The cold isn’t expected to break records, but it will hurt if not properly dressed, he said.
High temperatures won’t likely climb out of the mid-teens all week, and lows will be in the single digits, meaning wind chills will be below zero for much of that time.
The normal temperature for this time of year is about 32 degrees, Rodriguez said.
“Pretty brutal” are the words his NWS colleague Kevin Birk used to describe the situation. “We aren’t expecting any big snow storms, but there will be some minor accumulations over the area starting Thursday and into Friday night.”
Wednesday’s high was expected to be only 8 degrees with wind chill values as low as 15 degrees below zero, Rodriguez said.
Temperatures at O’Hare International Airport reached a low of 2 degrees below zero Tuesday morning. The dangerously low temperatures could cause frostbite on exposed skin in as few as 30 minutes, according to the weather service.
AAA’s service requests in the Chicago area were up Tuesday by 165 percent compared to the usual amount of calls, according to AAA spokeswoman Gail Weinholzer. She said most of the service requests were due to dead batteries, lockouts and flat tires caused by the cold weather.
“Any time we’re coming off of a long weekend and have somewhat extreme temperatures, we always see an uptick in call volume,” Weinholzer said. “We’re up in service requests, but it’s certainly manageable.”
Trains on some Metra lines were experiencing delays during Tuesday’s morning commute due to switch problems, according to the transit agency. The most extensive delays were reported on the Rock Island District, Union Pacific North, Milwaukee West and BNSF lines.
A wind chill advisory was also issued until 11 a.m. Wednesday for Cook, DuPage, Grundy, Will, Kankakee, Livingston, Iroquois, Ford and Lake counties in Illinois, as well as Porter, Newton, Jasper and Benton counties in Indiana, according to the weather service. The coldest conditions will exist north of I-88, where wind chills could range from 15-to-25 degrees below zero.
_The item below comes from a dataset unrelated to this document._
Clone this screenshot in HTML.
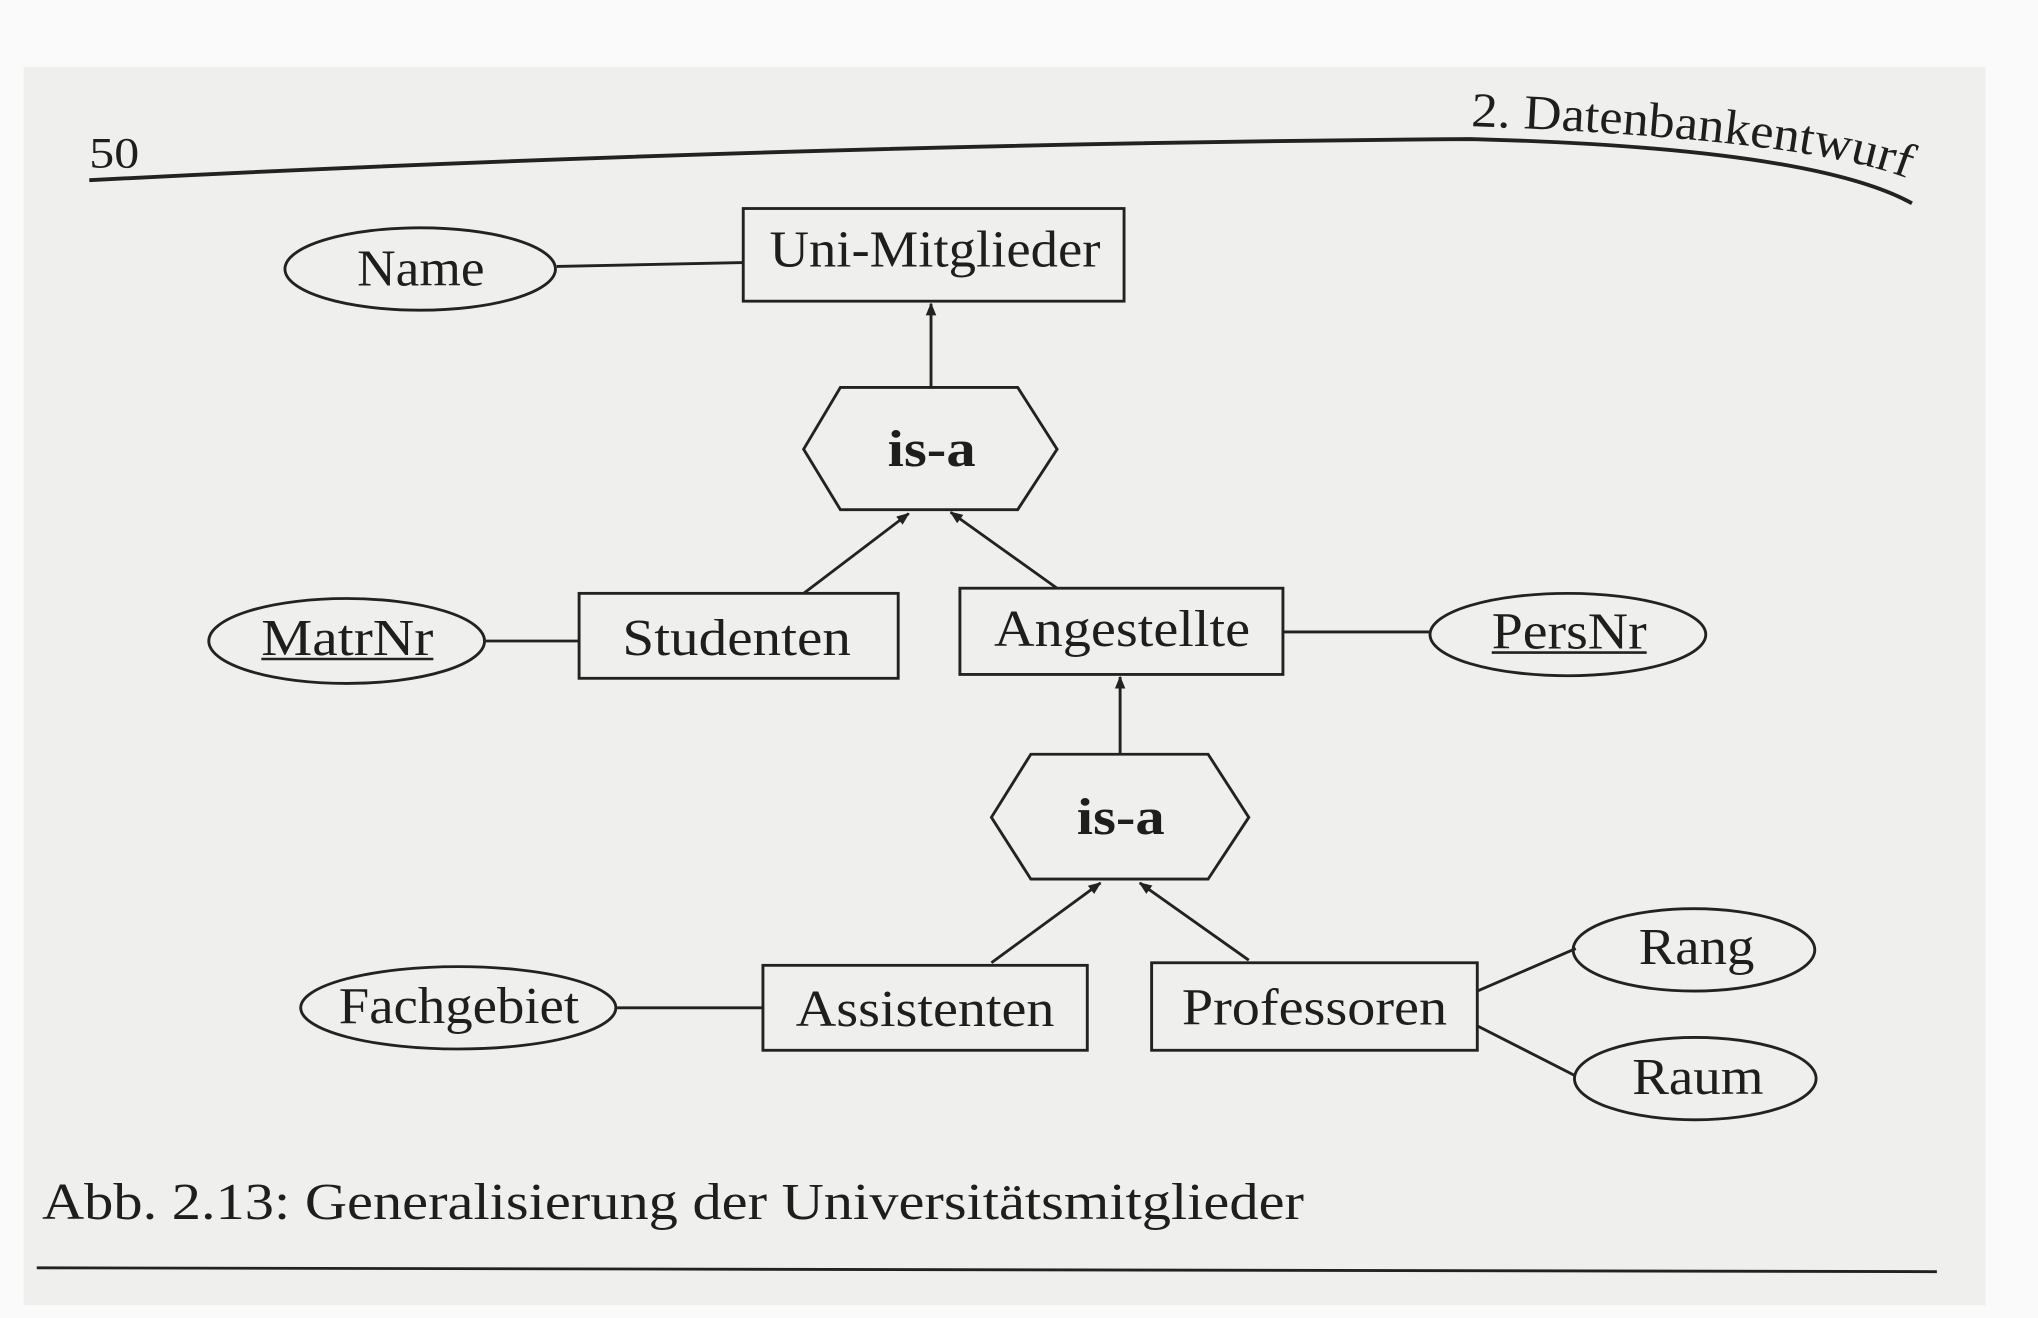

With a high of 21 degrees at midnight and a daytime high temperature of 15 degrees, 2017 marked Chicago’s coldest Christmas Day in more than 10 years, the weather service reported. The city recorded the coldest Christmas Day in 1983, when the temperature dropped to 17 degrees below zero, with a high of 5 degrees below zero. The city was not expected to reach record-low temperatures on Tuesday or Wednesday.
Several warming centers are dedicated for residents to find refuge from the cold. The warming centers are open between 9 a.m. and 5 p.m. Monday through Friday at:
Englewood Center, 1140 W. 79th St.
Garfield Center, 10 S. Kedzie Ave.
King Center, 4314 S. Cottage Grove Ave.
North Area, 845 W. Wilson Ave.
South Chicago, 8650 S. Commercial Ave.
Trina Davila, 4312 W. North Ave.
The Garfield Center is available 24 hours a day, seven days a week. To request a well-being check for someone who may be suffering from the cold, report inadequate heat in a residential building, or connect to shelter and supportive services, call 3-1-1.